I think it’s one of my favorites on the album. It’s not specifically about what my mother said to me; it could be similar to what my wife would tell my sons and what I would tell my sons as well.
I’m 52 years old now, and I’m watching society slipping away from the kindness between people. It just comes down to parenting; everything I see going wrong in society comes down to parenting. “Do What Mama Says” might have come from that. It’s just simple, stupid things that we’re all told, but kids and adults still need it. “Use your manners,” “always say please,” “just be nice.” Be kind out there. I like that song, and I hope that the girls will like that song too, because I could see them pointing at their boyfriends or husbands or whatever and saying, “Hey, you do what Mama says.”
You first started performing when you were 27. Do you feel that getting into music performance then instead of in your teens or early 20s helped you avoid the pitfalls that some musicians fall into when they are immersed in the industry at a young age?
I think we all go through growing up, whether you’re in music or not. I’ve had people tell me, “You should have done this when you were 20 years old.” I’d say, “Well, I couldn’t have done this when I was 20. I didn’t know myself when I was 20.” I think there’s some point to what you said; maybe being more mature helped me. I literally started when most people were giving up.

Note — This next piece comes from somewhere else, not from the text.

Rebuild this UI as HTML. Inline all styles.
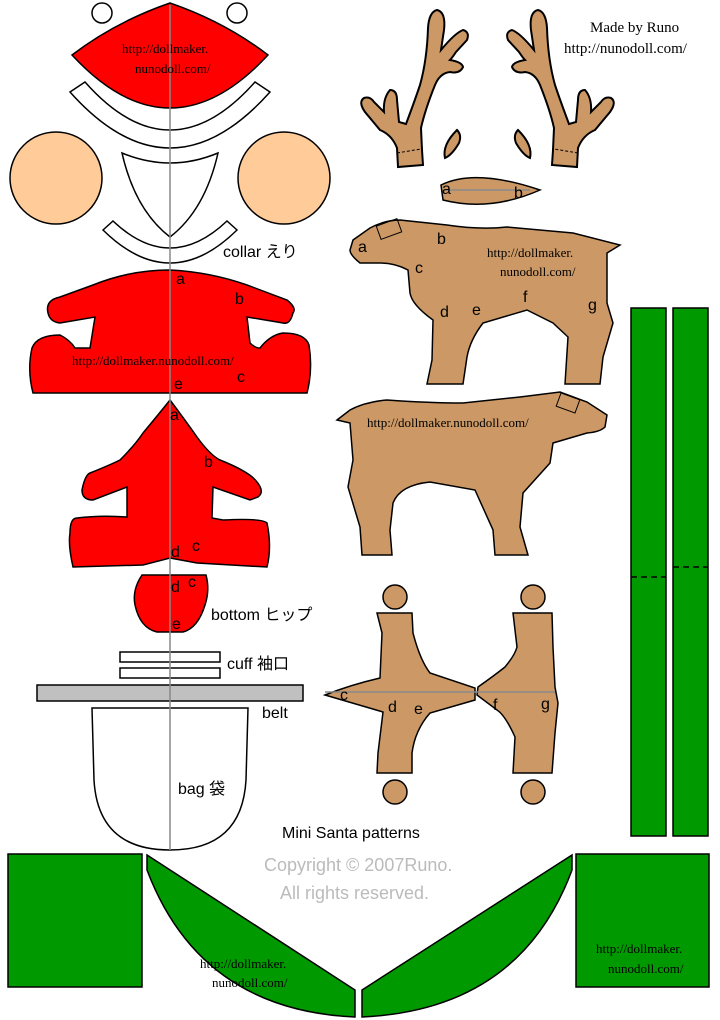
<!DOCTYPE html>
<html><head><meta charset="utf-8"><style>body{margin:0;background:#fff}svg{display:block}text{font-family:"Liberation Sans","Noto Sans CJK JP",sans-serif}.s text{font-family:"Liberation Serif",serif}</style></head><body>
<svg width="720" height="1020" viewBox="0 0 720 1020" xmlns="http://www.w3.org/2000/svg" stroke="#000" stroke-width="1.5">
<circle cx="102" cy="13" r="10" fill="#fff"/><circle cx="237" cy="13" r="10" fill="#fff"/>
<path d="M72,55 Q115,22 170,3 Q225,22 268,55 Q170,161 72,55 Z" fill="#f00"/>
<path d="M70,92 L85,82 Q170,178 255,82 L270,92 Q170,204 70,92 Z" fill="#fff"/>
<circle cx="56" cy="178" r="46" fill="#fc9"/><circle cx="284" cy="178" r="46" fill="#fc9"/>
<path d="M122,153 Q170,173 218,153 Q205,210 170,237 Q135,210 122,153 Z" fill="#fff"/>
<path d="M103,230 L113,221 Q170,275 227,221 L237,230 Q170,296 103,230 Z" fill="#fff"/>
<path d="M48,313 Q45,300 60,297 L93,285 Q130,270 170,270 Q210,272 247,285 L287,300 Q297,308 293,313 Q290,325 283,323 L247,317 L250,343 Q255,348 260,348 Q270,335 283,333 Q305,333 309,345 Q313,370 307,393 L33,393 Q27,370 32,348 Q37,335 60,335 Q70,340 75,348 L90,348 L95,317 L60,323 Q50,322 48,313 Z" fill="#f00"/>
<path d="M170,400 Q185,420 197,437 Q210,455 220,460 Q250,472 257,482 Q265,492 258,497 Q250,500 250,500 L213,487 L212,518 L223,520 Q262,518 267,523 Q272,547 267,567 L197,563 L170,558 L143,565 L73,567 Q68,545 70,533 Q70,518 77,518 Q100,515 127,517 L127,487 L93,500 Q82,500 82,490 Q85,475 90,473 Q110,465 120,460 Q135,445 143,433 Q158,415 170,400 Z" fill="#f00"/>
<path d="M142,575 L206,575 Q210,590 205,605 Q198,628 183,632 L157,632 Q140,628 135,605 Q132,590 142,575 Z" fill="#f00"/>
<rect x="120" y="652" width="100" height="10" fill="#fff"/><rect x="120" y="668" width="100" height="10" fill="#fff"/>
<rect x="37" y="685" width="266" height="16" fill="#c0c0c0"/>
<path d="M92,708 L248,708 L246,780 Q242,850 170,850 Q98,850 94,780 Z" fill="#fff"/>
<line x1="170" y1="5" x2="170" y2="850" stroke="#888"/>
<rect x="8" y="854" width="134" height="133" fill="#090"/>
<rect x="576" y="854" width="133" height="133" fill="#090"/>
<rect x="631" y="308" width="35" height="528" fill="#090"/>
<rect x="673" y="308" width="35" height="528" fill="#090"/>
<line x1="631" y1="577" x2="666" y2="577" stroke-dasharray="6,4"/>
<line x1="673" y1="567" x2="708" y2="567" stroke-dasharray="6,4"/>
<path d="M147,855 L355,990 L355,1017 Q200,1010 147,870 Z" fill="#090"/>
<path d="M572,855 L362,990 L362,1017 Q520,1010 572,870 Z" fill="#090"/>
<g id="ant" fill="#c96" stroke-width="2">
<path d="M398,167 L397,148 Q392,135 380,130 L365,112 Q358,102 364,98 Q370,96 374,102 L384,112 Q383,98 390,90 Q397,90 397,100 L399,122 L406,124 Q415,100 420,85 Q427,60 428,28 Q429,12 437,10 Q446,12 444,30 L441,50 Q455,33 463,30 Q470,32 467,40 L456,52 Q452,58 450,60 Q462,62 463,67 Q460,74 450,72 Q440,73 435,85 Q425,110 421,128 L422,150 L423,165 Z"/>
<path d="M397,153 L421,149" fill="none" stroke-width="1" stroke-dasharray="3,2"/>
<path d="M445,158 Q442,145 457,130 Q462,135 459,143 Q452,155 445,158 Z"/>
</g>
<use href="#ant" transform="translate(975,0) scale(-1,1)"/>
<path d="M441,185 Q475,168 540,190 Q490,212 443,200 Z" fill="#c96"/>
<line x1="445" y1="190" x2="530" y2="190" stroke="#888"/>
<path d="M370,228 Q385,220 400,220 L447,225 Q480,230 507,227 L573,233 L620,245 L607,253 L607,303 L613,323 L603,357 L600,384 L565,384 L568,337 L553,323 L527,310 L483,323 Q470,340 467,357 L463,384 L427,384 L432,360 L433,320 Q412,305 410,293 L408,270 Q395,263 380,263 L360,263 Q350,255 350,250 L353,240 Z" fill="#c96"/>
<rect x="378" y="222" width="22" height="14" fill="none" stroke-width="1" transform="rotate(-20 389 229)"/>
<path d="M337,420 L350,410 Q365,402 387,400 Q430,403 463,403 L520,397 L560,392 L587,402 L607,415 L605,427 Q600,432 587,433 L553,443 L550,463 L523,493 L520,527 L528,555 L495,555 L493,530 L475,490 L430,482 Q400,485 393,503 L390,530 L392,555 L362,555 L360,527 L348,487 L353,460 L350,423 Z" fill="#c96"/>
<rect x="558" y="396" width="20" height="14" fill="none" stroke-width="1" transform="rotate(20 568 403)"/>
<g fill="#c96">
<circle cx="395" cy="597" r="12"/><circle cx="533" cy="597" r="12"/>
<circle cx="395" cy="792" r="12"/><circle cx="533" cy="792" r="12"/>
<path d="M377,613 L412,613 L413,633 Q420,660 430,673 L475,688 L475,700 L430,713 Q415,730 412,753 L412,773 L377,773 L378,753 L383,712 L325,695 Q350,685 380,678 L382,633 Z"/>
<path d="M513,613 L552,613 L553,647 L555,687 L558,703 L555,733 L552,773 L513,773 L515,737 Q505,715 497,710 L477,695 L478,687 Q495,675 505,667 Q515,655 517,647 Z"/>
</g>
<line x1="325" y1="692" x2="555" y2="692" stroke="#888"/>
<g stroke="none" font-size="16">
<text x="176" y="284">a</text><text x="235" y="304">b</text><text x="174" y="389">e</text><text x="237" y="382">c</text>
<text x="170" y="420">a</text><text x="204" y="467">b</text><text x="171" y="557">d</text><text x="192" y="551">c</text>
<text x="171" y="592">d</text><text x="188" y="587">c</text><text x="172" y="629">e</text>
<text x="442" y="194">a</text><text x="514" y="198">b</text>
<text x="358" y="252">a</text><text x="437" y="244">b</text><text x="415" y="273">c</text><text x="440" y="317">d</text><text x="472" y="315">e</text><text x="523" y="302">f</text><text x="588" y="310">g</text>
<text x="340" y="700">c</text><text x="388" y="712">d</text><text x="414" y="714">e</text><text x="493" y="710">f</text><text x="541" y="709">g</text>
<text x="223" y="257">collar えり</text><text x="211" y="620">bottom ヒップ</text><text x="227" y="669">cuff 袖口</text><text x="262" y="718">belt</text><text x="178" y="794">bag 袋</text>
<text x="282" y="838" font-size="16">Mini Santa patterns</text>
<text x="264" y="871" font-size="18" fill="#bbb">Copyright © 2007Runo.</text>
<text x="280" y="899" font-size="18" fill="#bbb">All rights reserved.</text>
<g class="s" font-size="13"><text x="122" y="53">http://dollmaker.</text><text x="135" y="73">nunodoll.com/</text>
<text x="72" y="365">http://dollmaker.nunodoll.com/</text>
<text x="487" y="257">http://dollmaker.</text><text x="500" y="276">nunodoll.com/</text>
<text x="367" y="427">http://dollmaker.nunodoll.com/</text>
<text x="200" y="968">http://dollmaker.</text><text x="212" y="987">nunodoll.com/</text>
<text x="596" y="953">http://dollmaker.</text><text x="608" y="973">nunodoll.com/</text>
<text x="590" y="32" font-size="15">Made by Runo</text>
<text x="564" y="53" font-size="15">http://nunodoll.com/</text></g>
</g>
</svg>
</body></html>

I never dreamed of playing music. Music found me. I’m so glad it did, because it’s helped me grow and there are all these people I’ve met. But in my style of music, you’re not going to see me write a pop song. The music industry and national radio are set up for what 13-year-old girls are going to buy. The rest of us are just out of luck.
There are a lot of us out there that wish radio would change. We’re also the ones who are paying for the companies’ products that they’re advertising with. I don’t understand how it doesn’t catch.
People are starting to get real tired with the one-week wonder songs that get overplayed and disappear. What happens to the artists? Maybe they’re not quite mature enough to handle what’s going on. I know for myself that I could not have done any of what I do now then.
What I play right now is entirely different from what I played five years ago. My approach, my thoughts, everything. The songs I’m writing now are much different from what they were 10 or 20 years ago.
For me, that’s a great thing: It means I’ve grown.